Strategic Placement for Reviews
The homepage is one of the best places to display reviews because it is often the first impression, Sumer said. If a guest lands there and quickly sees credible customer feedback, it helps establish trust early.
Reservation pages and booking areas are also important because that is where guests are closest to taking action. A review near a reservation button can help reduce hesitation.
Online ordering pages are another strong placement because guests are deciding whether they trust the restaurant enough to order food directly. Catering and private dining pages are especially important because those are higher-value decisions. Guests planning an event often need more reassurance than someone browsing a regular menu.
Location pages can also benefit from reviews, especially for restaurants with multiple locations. Location-specific feedback helps guests feel more confident about the exact restaurant they are considering.
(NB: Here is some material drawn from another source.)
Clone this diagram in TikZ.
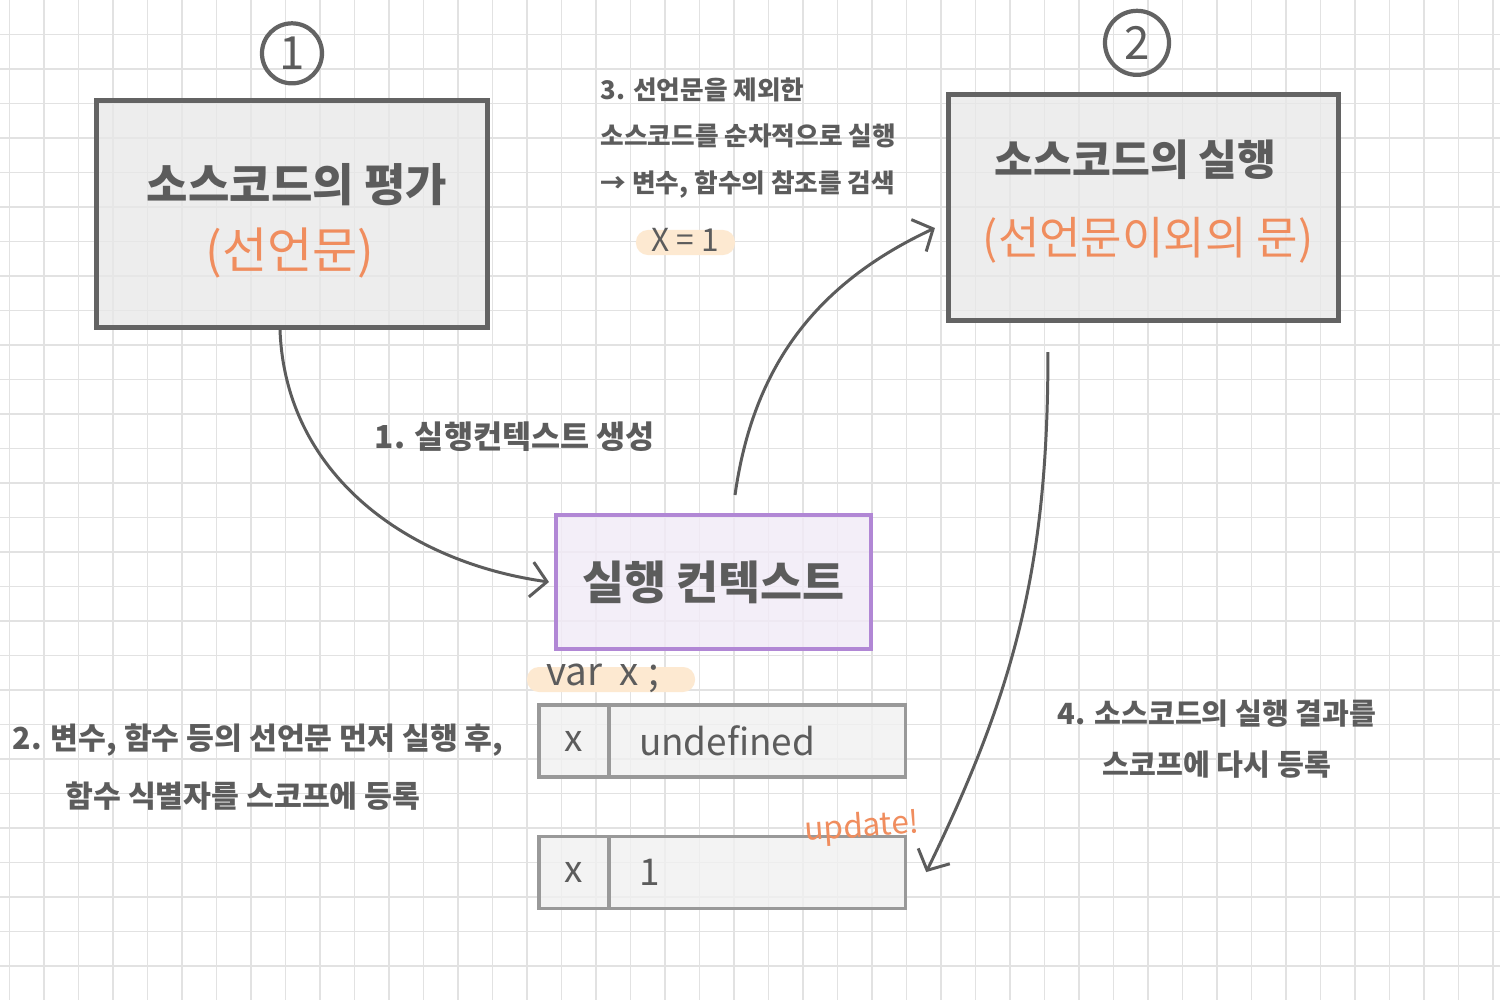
\documentclass[tikz,border=0pt]{standalone}
\usepackage{fontspec}
\setmainfont{Noto Sans CJK KR}
\usepackage{tikz}
\usetikzlibrary{arrows.meta, positioning, calc}
\definecolor{gridgray}{HTML}{E2E2E2}
\definecolor{boxline}{HTML}{636363}
\definecolor{boxfill}{HTML}{E8E8E8}
\definecolor{inkgray}{HTML}{5C5C5C}
\definecolor{codeorange}{HTML}{F08D5E}
\definecolor{ctxline}{HTML}{B187D5}
\definecolor{ctxfill}{HTML}{F1EAF7}
\definecolor{cellline}{HTML}{999999}
\definecolor{cellfill}{HTML}{F0F0F0}
\definecolor{hlpeach}{HTML}{FDE9D1}

\begin{document}
\begin{tikzpicture}[x=0.01cm, y=-0.01cm,
    gridline/.style={draw=gridgray, line width=0.45pt},
    bigbox/.style={rectangle, draw=boxline, fill=boxfill, fill opacity=0.75, draw opacity=1, line width=1.4pt, minimum width=3.9cm, minimum height=2.26cm},
    title/.style={text=inkgray, font=\bfseries\fontsize{12}{14}\selectfont, inner sep=0pt},
    subtitle/.style={text=codeorange, font=\fontsize{12.8}{14}\selectfont, inner sep=0pt},
    stepnum/.style={circle, draw=boxline, line width=1.2pt, text=inkgray, font=\fontsize{13}{14}\selectfont, inner sep=0pt},
    note/.style={text=inkgray, inner sep=0pt},
    cell/.style={rectangle, draw=cellline, fill=cellfill, fill opacity=0.8, draw opacity=1, text opacity=1, line width=0.9pt, minimum height=0.72cm, outer sep=0pt, text=inkgray, font=\fontsize{10.5}{12}\selectfont},
    keycell/.style={cell, minimum width=0.7cm, inner sep=0pt},
    valcell/.style={cell, inner xsep=0.3cm, text width=2.36cm, align=left},
    marker/.style={rectangle, rounded corners=0.12cm, fill=hlpeach, inner sep=0pt},
    flow/.style={draw=inkgray, line width=0.85pt, -{Straight Barb[length=4.5pt, width=10pt]}}]
    \fill[white] (0,0) rectangle (1500,1000);%page
    \useasboundingbox (0,0) rectangle (1500,1000);
    \foreach \gx in {0,...,43} \draw[gridline] ({9.5+34.5*\gx},0) -- ({9.5+34.5*\gx},1000);%grid columns
    \foreach \gy in {1,...,28} \draw[gridline] (0,{34.5*\gy}) -- (1500,{34.5*\gy});%grid rows
    \node (boxA) [bigbox] at (292,214) {};%evaluation box
    \node (numA) [stepnum, minimum size=0.6cm, above=0.13cm of boxA] {1};%step one
    \node (titleA) [title, font=\bfseries\fontsize{12.8}{14}\selectfont] at ([yshift=0.29cm, xshift=0.05cm]boxA.center) {소스코드의 평가};
    \node (subA) [subtitle, font=\fontsize{14}{16}\selectfont] at ([yshift=-0.39cm, xshift=-0.02cm]boxA.center) {(선언문)};
    \node (boxB) [bigbox] at (1143.5,207.5) {};%execution box
    \node (numB) [stepnum, minimum size=0.64cm, above=0.15cm of boxB, xshift=-0.065cm] {2};%step two
    \node (titleB) [title] at ([yshift=0.475cm, xshift=-0.08cm]boxB.center) {소스코드의 실행};
    \node (subB) [subtitle] at ([yshift=-0.325cm, xshift=0.045cm]boxB.center) {(선언문이외의 문)};
    \node (ctx) [rectangle, draw=ctxline, fill=ctxfill, fill opacity=0.8, draw opacity=1, text opacity=1, line width=1.1pt, minimum width=3.15cm, minimum height=1.34cm, text=inkgray, font=\bfseries\fontsize{13}{15}\selectfont] at (713.5,582) {실행 컨텍스트};%execution context
    \node (varmark) [marker, minimum width=1.68cm, minimum height=0.25cm] at (611,679.5) {};%highlight
    \node (varx) [note, font=\fontsize{11}{12}\selectfont] at (603,678) {var\hspace{0.45em}x\hspace{0.25em};};
    \node (key1) [keycell, below right=0.54cm and -0.15cm of ctx.south west] {x};%first record
    \node (val1) [valcell, right=0 of key1] {undefined};
    \node (key2) [keycell, below=0.59cm of key1] {x};%updated record
    \node (val2) [valcell, right=0 of key2] {1};
    \node (upd) [note, text=codeorange, font=\fontsize{9}{10}\selectfont, rotate=4] at (862,828) {update!};
    \node (evalnote) [note, align=left, anchor=west, font=\bfseries\fontsize{7.3}{13.3}\selectfont] at (600,138) {3. 선언문을 제외한\\소스코드를 순차적으로 실행\\→ 변수, 함수의 참조를 검색};
    \node (xmark) [marker, minimum width=0.99cm, minimum height=0.25cm] at (685.5,242.5) {};%highlight
    \node (xval) [note, font=\fontsize{9}{10}\selectfont] at (685,240) {X = 1};
    \node (makectx) [note, font=\bfseries\fontsize{9}{10}\selectfont] at (515,437) {1. 실행컨텍스트 생성};
    \node (declnote) [note, align=left, anchor=west, font=\bfseries\fontsize{8.6}{16.7}\selectfont] at (12,767) {2. 변수, 함수 등의 선언문 먼저 실행 후,\\\hspace*{1.75em}함수 식별자를 스코프에 등록};
    \node (resultnote) [note, align=center, font=\bfseries\fontsize{8.3}{14.7}\selectfont] at (1217,739) {4. 소스코드의 실행 결과를\\스코프에 다시 등록};
    \draw[flow] ([xshift=-0.12cm]boxA.south) to[out=-88, in=172] ([xshift=-0.05cm]ctx.west);%create context
    \draw[flow] ([xshift=0.215cm, yshift=0.18cm]ctx.north) to[out=82, in=205] ([xshift=-0.11cm, yshift=-0.205cm]boxB.west);%run code
    \draw[flow] ([xshift=-0.955cm, yshift=-0.29cm]boxB.south) to[out=-90, in=64] ([xshift=0.21cm]val2.east);%store result
\end{tikzpicture}
\end{document}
“The broader point is that reviews should not be hidden on a separate testimonials page that few people visit,” said Sumer. “They should be visible throughout the website experience, especially near the points where guests are deciding whether to book, order, call, or inquire.”
Think Practical First
Guests usually want to view practical information first on a restaurant website.
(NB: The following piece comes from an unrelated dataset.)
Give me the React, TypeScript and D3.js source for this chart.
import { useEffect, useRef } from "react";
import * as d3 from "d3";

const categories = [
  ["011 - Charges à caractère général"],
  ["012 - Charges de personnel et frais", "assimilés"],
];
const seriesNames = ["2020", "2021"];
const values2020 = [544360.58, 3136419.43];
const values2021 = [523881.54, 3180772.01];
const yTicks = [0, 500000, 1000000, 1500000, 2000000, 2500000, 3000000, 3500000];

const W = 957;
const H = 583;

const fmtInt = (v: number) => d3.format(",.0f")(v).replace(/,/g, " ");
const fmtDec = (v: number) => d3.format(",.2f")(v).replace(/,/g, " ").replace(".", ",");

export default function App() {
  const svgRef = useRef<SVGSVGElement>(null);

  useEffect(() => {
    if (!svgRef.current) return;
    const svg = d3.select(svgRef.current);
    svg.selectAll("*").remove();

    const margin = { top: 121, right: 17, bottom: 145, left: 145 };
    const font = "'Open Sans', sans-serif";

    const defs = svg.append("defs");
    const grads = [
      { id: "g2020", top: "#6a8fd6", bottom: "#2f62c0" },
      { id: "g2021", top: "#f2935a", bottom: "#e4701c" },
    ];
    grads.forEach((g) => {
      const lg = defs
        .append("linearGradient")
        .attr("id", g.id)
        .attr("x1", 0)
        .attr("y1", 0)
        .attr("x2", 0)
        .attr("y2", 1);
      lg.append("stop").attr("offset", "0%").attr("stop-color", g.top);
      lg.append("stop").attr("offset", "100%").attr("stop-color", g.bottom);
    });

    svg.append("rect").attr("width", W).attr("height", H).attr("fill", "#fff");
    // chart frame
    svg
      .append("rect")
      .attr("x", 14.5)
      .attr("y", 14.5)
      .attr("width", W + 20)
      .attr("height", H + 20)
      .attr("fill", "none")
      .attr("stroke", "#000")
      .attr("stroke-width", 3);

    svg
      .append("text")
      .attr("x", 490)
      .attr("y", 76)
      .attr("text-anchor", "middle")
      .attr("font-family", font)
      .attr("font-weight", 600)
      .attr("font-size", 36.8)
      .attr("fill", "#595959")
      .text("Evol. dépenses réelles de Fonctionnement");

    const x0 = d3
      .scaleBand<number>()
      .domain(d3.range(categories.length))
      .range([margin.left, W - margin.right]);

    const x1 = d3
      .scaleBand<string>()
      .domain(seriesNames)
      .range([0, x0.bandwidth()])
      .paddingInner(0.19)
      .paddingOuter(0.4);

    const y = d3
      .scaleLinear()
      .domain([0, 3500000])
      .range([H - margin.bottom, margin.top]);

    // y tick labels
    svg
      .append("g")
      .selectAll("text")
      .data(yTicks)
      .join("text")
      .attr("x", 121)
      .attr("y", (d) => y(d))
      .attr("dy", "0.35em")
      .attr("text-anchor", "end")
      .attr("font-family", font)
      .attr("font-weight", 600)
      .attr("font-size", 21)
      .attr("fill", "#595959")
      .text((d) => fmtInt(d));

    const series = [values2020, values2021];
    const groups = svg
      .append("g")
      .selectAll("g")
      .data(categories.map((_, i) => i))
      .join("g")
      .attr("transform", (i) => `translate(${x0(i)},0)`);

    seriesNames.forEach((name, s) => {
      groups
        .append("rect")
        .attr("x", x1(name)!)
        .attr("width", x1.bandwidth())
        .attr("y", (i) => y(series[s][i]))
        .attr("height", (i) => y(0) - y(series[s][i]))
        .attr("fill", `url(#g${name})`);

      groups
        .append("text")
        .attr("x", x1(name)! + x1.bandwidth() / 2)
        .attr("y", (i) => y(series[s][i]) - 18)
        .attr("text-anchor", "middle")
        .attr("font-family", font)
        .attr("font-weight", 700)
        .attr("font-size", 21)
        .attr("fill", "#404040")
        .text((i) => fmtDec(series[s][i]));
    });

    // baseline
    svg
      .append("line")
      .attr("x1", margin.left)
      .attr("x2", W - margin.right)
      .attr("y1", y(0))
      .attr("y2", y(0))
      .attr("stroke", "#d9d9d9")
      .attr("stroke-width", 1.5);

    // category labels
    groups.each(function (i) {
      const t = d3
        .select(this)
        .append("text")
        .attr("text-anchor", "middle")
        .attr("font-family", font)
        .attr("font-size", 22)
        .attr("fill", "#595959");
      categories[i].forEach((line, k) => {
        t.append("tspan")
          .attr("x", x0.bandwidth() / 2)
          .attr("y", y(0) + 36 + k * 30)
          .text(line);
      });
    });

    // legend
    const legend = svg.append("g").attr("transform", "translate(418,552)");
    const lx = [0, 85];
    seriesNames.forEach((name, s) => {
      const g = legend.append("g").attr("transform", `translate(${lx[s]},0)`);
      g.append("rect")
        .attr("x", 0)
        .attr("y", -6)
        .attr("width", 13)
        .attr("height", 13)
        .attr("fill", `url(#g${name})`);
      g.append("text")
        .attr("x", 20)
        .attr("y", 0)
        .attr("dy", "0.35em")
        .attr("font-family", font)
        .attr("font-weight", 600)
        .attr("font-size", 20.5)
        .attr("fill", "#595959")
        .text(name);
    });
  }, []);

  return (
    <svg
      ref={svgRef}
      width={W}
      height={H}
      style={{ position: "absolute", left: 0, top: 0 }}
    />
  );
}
“They want to see the menu, hours, location, photos, reservation options, online ordering, parking details if relevant, and a clear sense of what the experience will be like,” said Sumer. “But they also want reassurance.”
He said a restaurant website should answer two questions quickly:
Can I get the information I need?
And does this place feel worth choosing?
“That second question is where reviews matter,” Sumer said. “Photos and menus help create interest, but reviews help validate the choice. Guests want to know that other people had a good experience, that the food is consistent, and that the service and atmosphere match what the restaurant is presenting.”